As a side note, it's interesting to see how this thread went from a general discussion of the aestheticism of equations to the general philosophy of science, particularly with modern theories or attempts of "theories of everything."

Edit: this video was just uploaded an hour ago; it seems appropriate for this thread:

 

"Tinkering" has its place, but usually better fit to experimental systems, rather than theoretical/mathematical ones.

The great advantage of "mathematical tinkering" is that it's dirt cheap (at least in terms of direct costs). And it can be fruitful: one can argue that mathematical tinkering was precisely what led Murray Gell-Mann to formulate the quark/gluon model. But I wholeheartedly agree that experiments are a necessary part of science. Theoretical physics without experimental corroboration is not science, it's math.

Now on the flip-side, the transparency of the near-"open source science" is nice - anyone can access it or even contribute to it, if their ideas are consistent with the original model's and don't break any laws of physics - but in avoiding the traditional vetting process, it runs a major risk of inconsistency (with itself and with proven laws of physics) and providing properly rigorous explanations or reasonings. Without others able to review it for problems, or the ability to be tested, it runs the risk of swiftly turning into pseudo-science or a "scientific cult," for lack of a better phrase (as an example: all the people on YouTube claiming to have magnetic monopoles or infinite energy sources that usually involve something spinning with magnets and...sketchy measurement apparati).

Agreed, and this is something the new paradigm -- whatever its manifestation -- will have to address. Any system is only as robust as its weakest part. But it's becoming evident that the status quo is sub-optimal. The culture of publish or perish, which values number of citations over quality research, has led us to the present replication crisis in essentially every scientific field. Given the collaborative success of open source software, I'm hopeful something similar can happen in science.

I'm actually not too surprised by this. Weisstein is the creator of Wolfram MathWorld, after all, so it's possible he got inspiration for his idea from Wolfram himself, combined with his own background.

Different guy, though similar name.

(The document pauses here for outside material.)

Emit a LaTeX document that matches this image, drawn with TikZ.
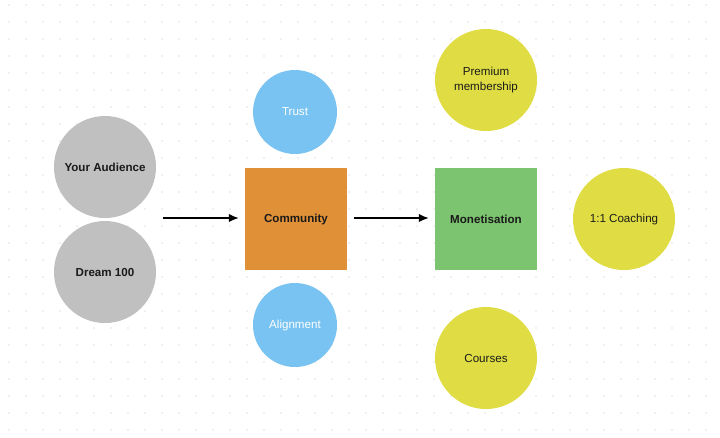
\documentclass[tikz,border=0pt]{standalone}
\usepackage{fontspec}
\setmainfont{Liberation Sans}
\usetikzlibrary{arrows.meta}
\definecolor{cgray}{HTML}{C0C0C0}
\definecolor{corange}{HTML}{E09036}
\definecolor{cgreen}{HTML}{7CC46F}
\definecolor{cblue}{HTML}{78C3F1}
\definecolor{cyellow}{HTML}{DFDD43}
\definecolor{cdot}{HTML}{C0C0C0}
\definecolor{ctext}{HTML}{1A1A1A}
\newcommand{\dfont}{\fontsize{11.6}{14.5}\selectfont}
\begin{document}
\begin{tikzpicture}[x=1pt,y=-1pt,
  big/.style={circle,minimum size=102pt,inner sep=0pt,align=center,font=\dfont,text=ctext},
  small/.style={circle,minimum size=84pt,inner sep=0pt,fill=cblue,text=white,font=\dfont},
  sq/.style={rectangle,minimum size=102pt,inner sep=0pt,font=\dfont\bfseries,text=ctext},
  arr/.style={-{Latex[length=10pt,width=8.5pt]},line width=1.5pt,black}]
\useasboundingbox (0,0) rectangle (720,437);
\fill[white] (0,0) rectangle (720,437);
\foreach \i in {0,...,41}{\foreach \j in {0,...,25}{\fill[cdot] (9+17*\i,5+17*\j) circle (0.7pt);}}
\node[big,fill=cgray,font=\dfont\bfseries] (aud) at (105,167) {Your Audience};
\node[big,fill=cgray,font=\dfont\bfseries] (dream) at (105,272) {Dream 100};
\node[sq,fill=corange] (comm) at (296,219) {Community};
\node[sq,fill=cgreen] (mon) at (486,219) {Monetisation};
\node[small] (trust) at (295,112) {Trust};
\node[small] (align) at (295,325) {Alignment};
\node[big,fill=cyellow] (prem) at (486,80) {Premium\\membership};
\node[big,fill=cyellow] (coach) at (624,219) {1:1 Coaching};
\node[big,fill=cyellow] (courses) at (486,358) {Courses};
\coordinate (a1s) at (163,218);
\draw[arr] (a1s) -- ([xshift=-6pt]comm.west |- a1s);
\draw[arr] ([xshift=7pt]comm.east |- a1s) -- ([xshift=-6pt]mon.west |- a1s);
\end{tikzpicture}
\end{document}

Eric Weinstein created Geometric Unity, and though he's met Stephen Wolfram, I don't think anyone would consider them friends.

 

Different guy, though similar name. Eric Weinstein created Geometric Unity, and though he's met Stephen Wolfram, I don't think anyone would consider them friends.

Ah, it appears my extraordinary reading skills have struck again, lol. Didn't even notice a spelling difference. Good to know! That's really confusing, especially considering BOTH Weinstein and Weisstein are mathematicians.